Coleridge retained the office of chief justice of the common pleas for seven years, and was the last person who ever held it. In 1880, on the death of Lord-chief-justice Cockburn, Coleridge was appointed chief justice of the queen's bench, and the offices of chief justice of the common pleas and chief baron of the exchequer (vacant by the death of Chief-baron Kelly) were abolished under the Judicature Acts. Coleridge and his successors seem to be indubitably entitled to the style of chief justice of England, which may previously have been an inaccurate mode of describing the chief justices of the king's (or queen's) bench, though it had been commonly used by them since Sir Edward Coke, chief justice, 'took particular delight' in so styling himself (Campbell, Lives of the Chief Justices, i. 326). Coleridge presided in the queen's bench division for fourteen years, and died at his house, 1 Sussex Square, W., on 14 June 1894; he was buried at Ottery St. Mary on the 22nd.

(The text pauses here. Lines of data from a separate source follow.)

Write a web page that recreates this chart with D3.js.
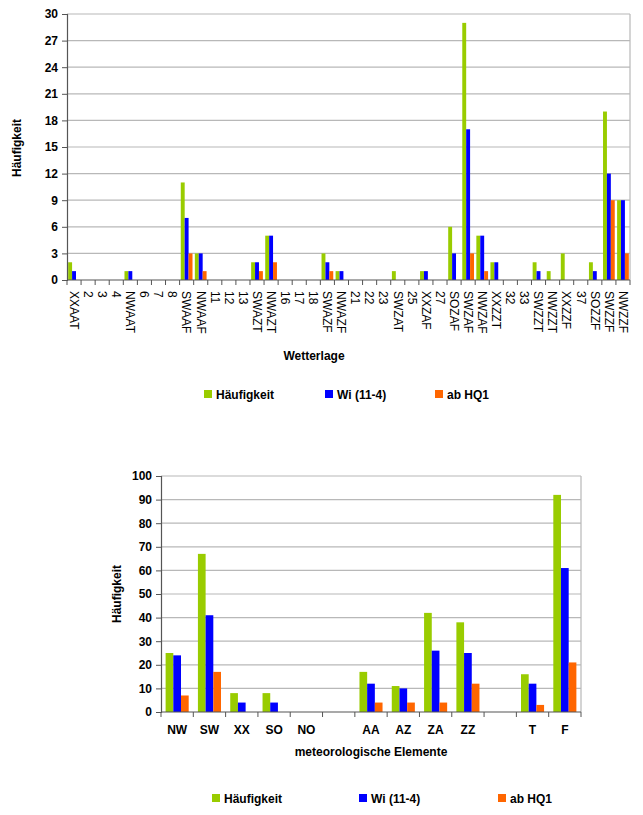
<!DOCTYPE html>
<html><head><meta charset="utf-8">
<script src="https://cdn.jsdelivr.net/npm/d3@7"></script>
<style>body{margin:0;background:#fff}svg{display:block;font-family:Arial,"Liberation Sans",sans-serif}</style>
</head><body>
<script>
// ---- data ----
const seriesNames = ["Häufigkeit", "Wi (11-4)", "ab HQ1"];
const seriesColors = ["#99cc00", "#0000ff", "#ff6600"];

const topCategories = ["XXAAT","2","3","4","NWAAT","6","7","8","SWAAF","NWAAF","11","12","13","SWAZT","NWAZT","16","17","18","SWAZF","NWAZF","21","22","23","SWZAT","25","XXZAF","27","SOZAF","SWZAF","NWZAF","XXZZT","32","33","SWZZT","NWZZT","XXZZF","37","SOZZF","SWZZF","NWZZF"];
const topHaeufigkeit = [2,0,0,0,1,0,0,0,11,3,0,0,0,2,5,0,0,0,3,1,0,0,0,1,0,1,0,6,29,5,2,0,0,2,1,3,0,2,19,9];
const topWinter      = [1,0,0,0,1,0,0,0,7,3,0,0,0,2,5,0,0,0,2,1,0,0,0,0,0,1,0,3,17,5,2,0,0,1,0,0,0,1,12,9];
const topHQ1         = [0,0,0,0,0,0,0,0,3,1,0,0,0,1,2,0,0,0,1,0,0,0,0,0,0,0,0,0,3,1,0,0,0,0,0,0,0,0,9,3];
const topYTicks = [0,3,6,9,12,15,18,21,24,27,30];

const botCategories = ["NW","SW","XX","SO","NO","","AA","AZ","ZA","ZZ"," ","T","F"];
const botHaeufigkeit = [25,67,8,8,0,0,17,11,42,38,0,16,92];
const botWinter      = [24,41,4,4,0,0,12,10,26,25,0,12,61];
const botHQ1         = [7,17,0,0,0,0,4,4,4,12,0,3,21];
const botYTicks = [0,10,20,30,40,50,60,70,80,90,100];

const W = 643, H = 815;
const svg = d3.select("body").append("svg").attr("width", W).attr("height", H);

function drawChart(cfg) {
  const {cats, series, yTicks, yMax, left, right, top, bottom, innerPad, xLabelFn, yTitle, yTitleX, yTitleY, xTitle, xTitleX, xTitleY, legendY, legendX} = cfg;
  const g = svg.append("g");
  const x0 = d3.scaleBand().domain(d3.range(cats.length)).range([left, right]).padding(0);
  const x1 = d3.scaleBand().domain(d3.range(3)).range([0, x0.bandwidth()]).paddingInner(0).paddingOuter(innerPad);
  const y = d3.scaleLinear().domain([0, yMax]).range([bottom, top]);

  // gridlines
  g.append("g").selectAll("line").data(yTicks.filter(t => t > 0)).join("line")
    .attr("x1", left).attr("x2", right).attr("y1", d => y(d)).attr("y2", d => y(d))
    .attr("stroke", "#b8b8b8").attr("stroke-width", 1.2);
  // right border
  g.append("line").attr("x1", right).attr("x2", right).attr("y1", top).attr("y2", bottom)
    .attr("stroke", "#b8b8b8").attr("stroke-width", 1.2);

  // bars
  cats.forEach((c, i) => {
    series.forEach((vals, s) => {
      const v = vals[i];
      if (v > 0) {
        g.append("rect")
          .attr("x", x0(i) + x1(s)).attr("width", x1.bandwidth())
          .attr("y", y(v)).attr("height", y(0) - y(v))
          .attr("fill", seriesColors[s]);
      }
    });
  });

  // y axis
  const yAxis = d3.axisLeft(y).tickValues(yTicks).tickSize(5).tickPadding(4);
  const ya = g.append("g").attr("transform", `translate(${left},0)`).call(yAxis);
  ya.select(".domain").attr("stroke", "#555").attr("stroke-width", 1.2);
  ya.selectAll(".tick line").attr("stroke", "#555");
  ya.selectAll("text").attr("font-size", 12).attr("font-weight", "bold").attr("fill", "#000")
    .attr("font-family", "Arial, 'Liberation Sans', sans-serif");

  // x axis line + ticks at category boundaries
  g.append("line").attr("x1", left).attr("x2", right).attr("y1", bottom).attr("y2", bottom)
    .attr("stroke", "#555").attr("stroke-width", 1.2);
  const bounds = d3.range(cats.length + 1).map(i => i < cats.length ? x0(i) : right);
  g.append("g").selectAll("line").data(bounds).join("line")
    .attr("x1", d => d).attr("x2", d => d).attr("y1", bottom).attr("y2", bottom + 5)
    .attr("stroke", "#555");

  xLabelFn(g, cats, x0, bottom);

  // y title
  g.append("text").attr("transform", `translate(${yTitleX},${yTitleY}) rotate(-90)`)
    .attr("text-anchor", "middle").attr("font-size", 12).attr("font-weight", "bold").text(yTitle);
  // x title
  g.append("text").attr("x", xTitleX).attr("y", xTitleY).attr("text-anchor", "middle")
    .attr("font-size", cfg.xTitleSize).attr("font-weight", "bold").text(xTitle);

  // legend
  seriesNames.forEach((n, s) => {
    g.append("rect").attr("x", legendX[s]).attr("y", legendY - 9).attr("width", 8).attr("height", 8)
      .attr("fill", seriesColors[s]);
    g.append("text").attr("x", legendX[s] + 12).attr("y", legendY).attr("font-size", 12)
      .attr("font-weight", "bold").text(n);
  });
}

drawChart({
  cats: topCategories, series: [topHaeufigkeit, topWinter, topHQ1], yTicks: topYTicks, yMax: 30,
  left: 67, right: 630, top: 14, bottom: 280, innerPad: 0.3,
  xLabelFn: (g, cats, x0, bottom) => {
    g.append("g").selectAll("text").data(cats).join("text")
      .attr("transform", (d, i) => `translate(${x0(i) + x0.bandwidth() / 2},${bottom + 11}) rotate(90)`)
      .attr("text-anchor", "start").attr("dy", "0.35em").attr("font-size", 12).text(d => d);
  },
  yTitle: "Häufigkeit", yTitleX: 21, yTitleY: 148, xTitle: "Wetterlage", xTitleX: 314, xTitleY: 360, xTitleSize: 12,
  legendY: 399, legendX: [204, 325, 435]
});

drawChart({
  cats: botCategories, series: [botHaeufigkeit, botWinter, botHQ1], yTicks: botYTicks, yMax: 100,
  left: 161, right: 581, top: 476, bottom: 712, innerPad: 0.6,
  xLabelFn: (g, cats, x0, bottom) => {
    g.append("g").selectAll("text").data(cats).join("text")
      .attr("x", (d, i) => x0(i) + x0.bandwidth() / 2).attr("y", bottom + 22)
      .attr("text-anchor", "middle").attr("font-size", 12).attr("font-weight", "bold").text(d => d.trim());
  },
  yTitle: "Häufigkeit", yTitleX: 121, yTitleY: 594, xTitle: "meteorologische Elemente", xTitleX: 371, xTitleY: 756, xTitleSize: 12,
  legendY: 803, legendX: [212, 359, 498]
});
</script>
</body></html>
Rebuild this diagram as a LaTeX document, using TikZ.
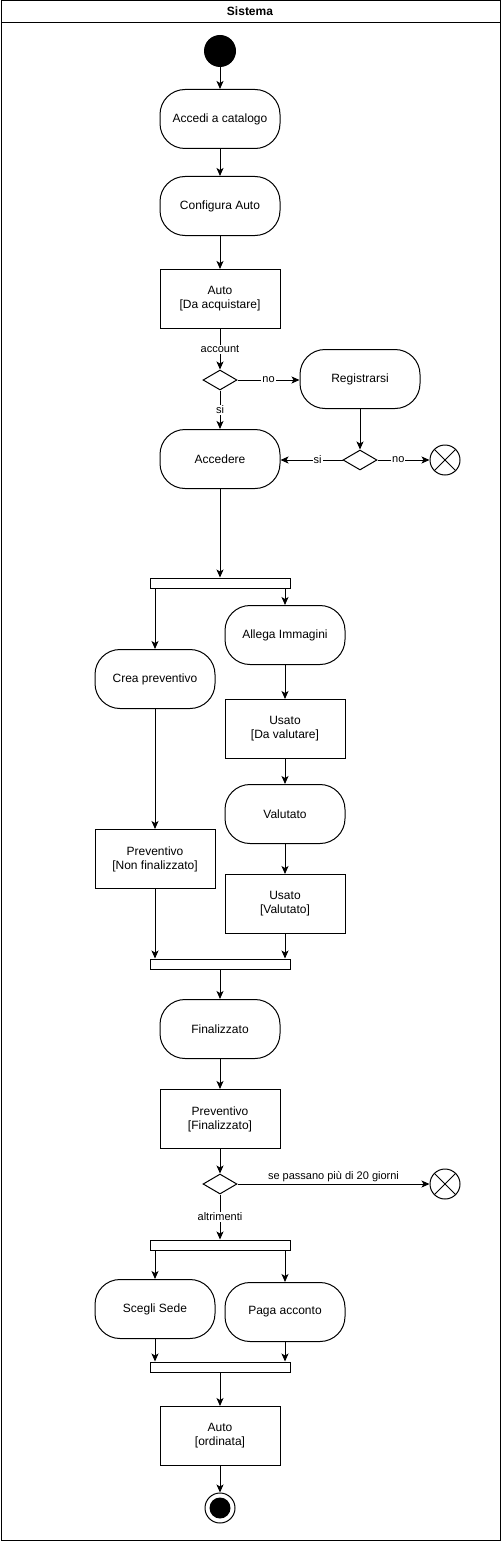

Among the more famous trials with which he was connected as a judge were the Franconia case, in which his opinion as to territorial jurisdiction at sea within three miles of the coast subsequently obtained legislative ratification; the case of the Mogul Steamship Company, which deals with the right of combination among traders; Regina v. Foote, in which he held that the temperate expression of atheistic opinions, if it had been (as some authorities held) a crime, had ceased to be so; Regina v. Dudley and Stephens, the only case in which a sentence of death has been passed in the royal courts of justice; and Bradlaugh v. Newdegate, the most recent authority upon the law of maintenance.

Coleridge was tall and handsome in feature, and had an extremely beautiful voice. His language was refined and forcible, and no one could, on occasion, produce a greater sense of solemnity with less effort. His nature was receptive and sympathetic to an unusual degree. It was almost impossible to him not to agree largely with, the person to whom he happened to be talking, and many persons who knew him slightly were inclined to attribute to him an insincerity which was probably entirely foreign to his real nature. He had a marvellous store of anecdotes, which he related with great skill. An American who stayed with him as his guest is asserted to have ascertained that he told two hundred different anecdotes in the course of three rainy days, for the amusement of an ambassador who was confined to the house by a cold, and that none of them were tiresome. His kindness of heart and great sensitiveness made him a passionate opponent of vivisection for experimental purposes. He had a great love and wide knowledge of English literature, especially of the poetry and drama of the Elizabethan, and collected a valuable library, in which Elizabethan literature was well represented. Portraits of him were painted by E. U. Eddis and E. Matthew Hale, and an admirable sketch of him was drawn by the first Lady Coleridge for Grillon's Club.

Coleridge married, on 11 Aug. 1846, at Freshwater, Jane Fortescue, third daughter of the Rev. George Turner Seymour of Farringford Hill in that parish, and by her he had four children Bernard (now Lord Coleridge), Stephen, Gilbert, and Mildred, who married Charles Warren Adams, esq. Lady Coleridge, who was an accomplished painter, died on 6 Feb. 1878, and Coleridge married, secondly, on 13 Aug. 1885, Amy, daughter of Henry Baring Lawford, who survives him.

Coleridge published in 1870 an inaugural address to the members of the Edinburgh Philosophical Institution, and in 1887 an address to the Glasgow Juridical Society.

[Private information and personal recollections; Foster's Alumni Oxon. 1715-1886; Stapylton's Eton School Lists; Foster's Men at the Bar; Burke's Peerage; G. E. C[okayne]'s Complete Peerage, ii. 331, viii. 350.]